I had to say goodbye to my lovely bank, Coutts – having given them so many good customers over the years. The only
other bank that would take me was Allied Irish Bank. And I will always be loyal to them for that. I was only allowed one credit card, and today that's still all that I have. And I pay it off the very moment the bill arrives at my door each month. Now when my agent, Lesley Duff, gets my money her slice is taken off, the VAT slice is taken off, the tax money is saved and what's left is mine. I have never been in debt since. I've never forgotten how close I came to losing it all.

 

The one good thing that came out of this terrible period was that I met the love of my life, Neil Sinclair. Or, I should say, I met him all over again. The way we got together reads like a film script, or a love story, in itself.

I first saw him some 24 years ago in his native Scotland.
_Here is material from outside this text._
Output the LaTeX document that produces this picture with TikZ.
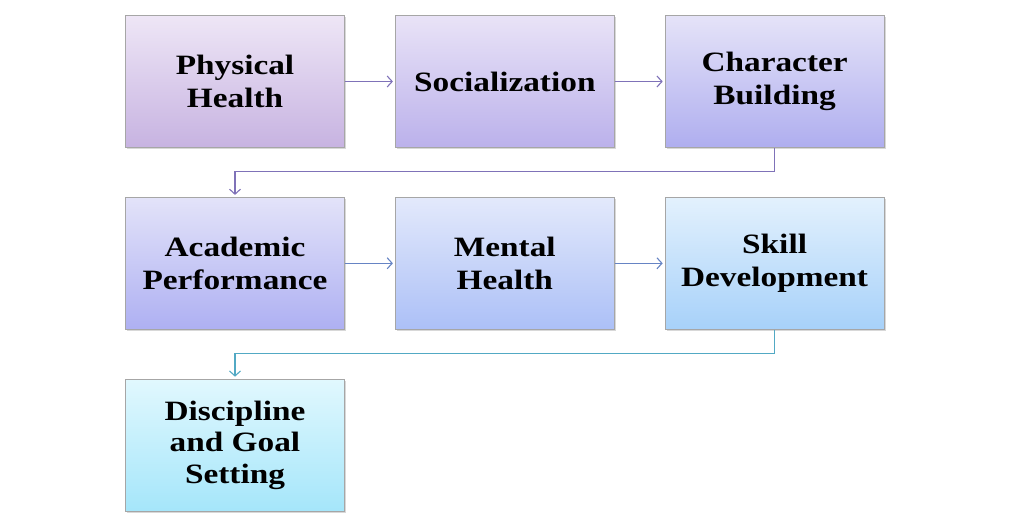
\documentclass[tikz,border=0pt]{standalone}
\usepackage{fontspec}
\setmainfont[FakeStretch=1.19]{Liberation Serif}
\usepackage{xcolor}
\usetikzlibrary{arrows.meta, positioning, shadows}

\definecolor{arrPurple}{HTML}{7F72B8}
\definecolor{arrBlue}{HTML}{6684C4}
\definecolor{arrTeal}{HTML}{52A9C4}
\definecolor{physTop}{HTML}{EEE6F6}  \definecolor{physBot}{HTML}{C7B3E1}
\definecolor{socTop}{HTML}{E9E3F7}   \definecolor{socBot}{HTML}{BBB1EB}
\definecolor{charTop}{HTML}{E5E3F8}  \definecolor{charBot}{HTML}{AFAEEF}
\definecolor{acadTop}{HTML}{E3E3F9}  \definecolor{acadBot}{HTML}{AEB0F2}
\definecolor{mentTop}{HTML}{E3E9FB}  \definecolor{mentBot}{HTML}{ACC0F7}
\definecolor{skillTop}{HTML}{E3F1FD} \definecolor{skillBot}{HTML}{A7D1F9}
\definecolor{discTop}{HTML}{E1F8FE}  \definecolor{discBot}{HTML}{A5E6FA}

\begin{document}
\begin{tikzpicture}[x=1pt, y=-1pt, >={Straight Barb[length=5pt, width=11pt]},
    font=\fontsize{28}{33.5}\selectfont\bfseries,
    box/.style={draw=black!35, line width=0.8pt, top color=#1Top, bottom color=#1Bot,
      align=center, minimum width=219pt, minimum height=132pt, inner sep=2pt,
      drop shadow={shadow xshift=1.5pt, shadow yshift=-1.5pt, fill=black!30}},
    link/.style={->, line width=1.1pt, shorten >=2pt}]
    \useasboundingbox (0,0) rectangle (1010,522);
    \node[box=phys] (phys) at (235,81.5) {Physical\\Health};
    \node[box=soc, right=50pt of phys] (soc) {Socialization};
    \node[box=char, right=50pt of soc] (char) {Character\\Building};
    \node[box=acad, below=49pt of phys] (acad) {Academic\\Performance};
    \node[box=ment, right=50pt of acad] (ment) {Mental\\Health};
    \node[box=skill, right=50pt of ment] (skill) {Skill\\Development};
    \node[box=disc, below=49pt of acad, font=\fontsize{28}{31.5}\selectfont\bfseries] (disc) {Discipline\\and Goal\\Setting};
    \draw[link, arrPurple] (phys) -- (soc);
    \draw[link, arrPurple] (soc) -- (char);
    \draw[link, arrPurple] (char.south) -- ++(0,24) -| (acad.north);
    \draw[link, arrBlue] (acad) -- (ment);
    \draw[link, arrBlue] (ment) -- (skill);
    \draw[link, arrTeal] (skill.south) -- ++(0,24) -| (disc.north);
  \end{tikzpicture}
\end{document}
I was doing
Dick Whittington
at the Theatre Royal in Brighton for Jamie Phillips and, as usual, I was having a whale of a time. Jamie, meanwhile, had another panto running in Glasgow and was in a state of crisis. His lead had left the show early and they were desperately seeking a replacement star. My gig in Brighton finished the next day. Could I hotfoot it up north and take over? Glasgow is a city I love, so that was one reason I said yes. Another, of course, was the money. But the final one was the challenge. What Jamie wanted me to do was theatrical madness – and I was mad enough to go for it.

I took the curtain calls in Brighton on the Saturday night – and then threw myself into the fun of the end-of-run party as normal. The next day I got the train to Scotland with the
Jack and the Beanstalk
script on my lap and lots of coffee at my side. On Monday afternoon I was on stage for the matinée at the Pavillion Theatre. I only made one
mistake. In one loose moment I turned to Jack and called him Dick.